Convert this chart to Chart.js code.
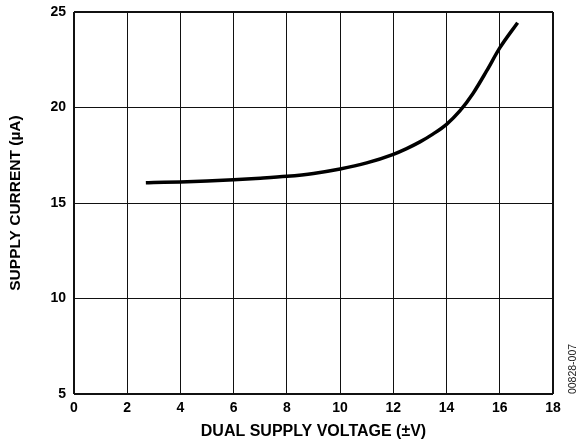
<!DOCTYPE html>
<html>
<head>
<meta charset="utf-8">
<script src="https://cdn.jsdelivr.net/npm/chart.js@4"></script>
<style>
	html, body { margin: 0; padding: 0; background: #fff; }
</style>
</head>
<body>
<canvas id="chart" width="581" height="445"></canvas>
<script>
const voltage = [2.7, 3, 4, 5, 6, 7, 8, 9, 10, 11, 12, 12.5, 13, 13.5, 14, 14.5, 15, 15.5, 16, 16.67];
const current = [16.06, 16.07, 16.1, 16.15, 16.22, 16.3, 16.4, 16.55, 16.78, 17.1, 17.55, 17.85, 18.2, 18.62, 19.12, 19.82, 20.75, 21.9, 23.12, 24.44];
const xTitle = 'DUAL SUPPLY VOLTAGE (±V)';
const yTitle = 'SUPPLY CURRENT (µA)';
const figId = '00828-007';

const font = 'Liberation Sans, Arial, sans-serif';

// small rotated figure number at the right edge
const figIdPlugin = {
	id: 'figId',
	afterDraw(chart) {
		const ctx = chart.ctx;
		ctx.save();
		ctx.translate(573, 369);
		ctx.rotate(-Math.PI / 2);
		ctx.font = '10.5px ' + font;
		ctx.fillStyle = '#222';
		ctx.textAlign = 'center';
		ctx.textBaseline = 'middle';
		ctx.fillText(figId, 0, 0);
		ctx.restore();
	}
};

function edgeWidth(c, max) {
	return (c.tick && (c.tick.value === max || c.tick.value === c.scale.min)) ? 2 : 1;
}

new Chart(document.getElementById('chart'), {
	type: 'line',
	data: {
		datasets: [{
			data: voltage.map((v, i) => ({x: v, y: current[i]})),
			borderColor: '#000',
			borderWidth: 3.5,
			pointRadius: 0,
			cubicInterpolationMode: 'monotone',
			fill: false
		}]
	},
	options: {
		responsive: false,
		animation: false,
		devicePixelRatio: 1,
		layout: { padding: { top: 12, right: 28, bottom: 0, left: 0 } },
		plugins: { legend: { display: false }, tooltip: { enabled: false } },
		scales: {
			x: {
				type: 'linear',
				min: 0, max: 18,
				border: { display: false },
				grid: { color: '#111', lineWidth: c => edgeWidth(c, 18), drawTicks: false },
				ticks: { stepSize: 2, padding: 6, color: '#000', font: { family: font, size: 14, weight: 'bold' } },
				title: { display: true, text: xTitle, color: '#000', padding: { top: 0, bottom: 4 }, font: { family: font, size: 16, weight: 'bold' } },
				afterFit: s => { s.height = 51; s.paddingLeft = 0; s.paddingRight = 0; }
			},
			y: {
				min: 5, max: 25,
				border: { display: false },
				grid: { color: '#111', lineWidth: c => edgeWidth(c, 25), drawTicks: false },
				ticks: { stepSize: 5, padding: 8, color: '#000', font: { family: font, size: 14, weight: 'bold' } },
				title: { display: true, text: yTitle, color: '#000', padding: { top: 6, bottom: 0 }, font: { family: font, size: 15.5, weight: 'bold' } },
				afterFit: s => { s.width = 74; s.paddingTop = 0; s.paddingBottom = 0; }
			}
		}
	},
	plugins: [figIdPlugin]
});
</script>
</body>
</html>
══════════
YOUR GOAL — With all pictures left out, please transcribe exactly the lines from the start of the material through the line with "const font = 'Liberation".

WRITTEN ANSWER —
Convert this chart to Chart.js code.
<!DOCTYPE html>
<html>
<head>
<meta charset="utf-8">
<script src="https://cdn.jsdelivr.net/npm/chart.js@4"></script>
<style>
	html, body { margin: 0; padding: 0; background: #fff; }
</style>
</head>
<body>
<canvas id="chart" width="581" height="445"></canvas>
<script>
const voltage = [2.7, 3, 4, 5, 6, 7, 8, 9, 10, 11, 12, 12.5, 13, 13.5, 14, 14.5, 15, 15.5, 16, 16.67];
const current = [16.06, 16.07, 16.1, 16.15, 16.22, 16.3, 16.4, 16.55, 16.78, 17.1, 17.55, 17.85, 18.2, 18.62, 19.12, 19.82, 20.75, 21.9, 23.12, 24.44];
const xTitle = 'DUAL SUPPLY VOLTAGE (±V)';
const yTitle = 'SUPPLY CURRENT (µA)';
const figId = '00828-007';

const font = 'Liberation Sans, Arial, sans-serif';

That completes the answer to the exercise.